Venerdì 30 giugno. Il presidente del Consiglio Giuliano Amato, parlando a Frascati in conclusione del seminario della Fondazione Italiani europei presieduta da Massimo D’Alema, ha tra l’altro detto: “Perbacco, abbiamo una coalizione, siamo in nove, riusciremo a non parlare soltanto fra di noi? Riusciremo pure a scatenarci nella società italiana costruendo terminali in grado di arrivare alla gente”. C’è un problema, non piccolo per un politico. Oltre che cercare di esprimersi per essere compreso dalla società, per “arrivare alla gente”, della società bisogna essere espressione, dalla “gente” bisogna venire. Uno dei metodi più sicuri per essere certi di essere espressione della società è quello di farsi eleggere. Prima di andare al governo, non dopo.

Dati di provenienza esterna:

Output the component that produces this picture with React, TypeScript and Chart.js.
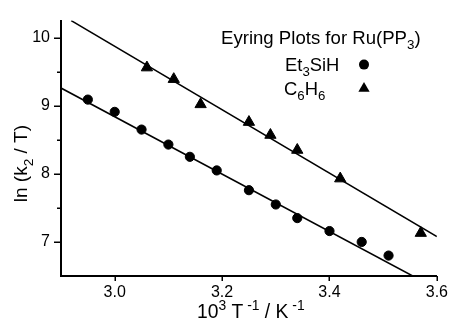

Il Presidente negli spogliatoi. Pecoraro Scanio non gradito.

Domenica 2 luglio. La Francia vince il campionato europeo di calcio battendo l’Italia per due reti a una. Negli spogliatoi azzurri non si festeggia. Negli spogliatoi azzurri scende a consolare gli italici pedatori il presidente della Repubblica Carlo Azeglio Ciampi. È ac-compagnato dalla ministra Giovanna Melandri. Della delegazione doveva far parte anche il ministro per le politiche agricole Alfonso Pecoraro Scanio, il quale però ha rinunciato a recarsi a Rotterdam per assistere alla finale Italia-Francia (come informa un’agenzia Adn Kronos di sabato 1 luglio alle ore 20.11) perché trattenuto in Campania per affrontare un’emergenza nel settore agricolo. “Sono veramente dispiaciuto” ha dichiarato il ministro “ma la partita si può vedere anche in tv, mentre le emergenze sono tali anche la domenica e vanno affrontate subito”. Voci maligne sussurrano invece che dietro il forfait del ministro bisessuale ci sarebbe stato una sorta di non gradimento del Quirinale, il presidente avrebbe provato un certo imbarazzo nell’entrare negli spogliatoi accompagnato dal ministro.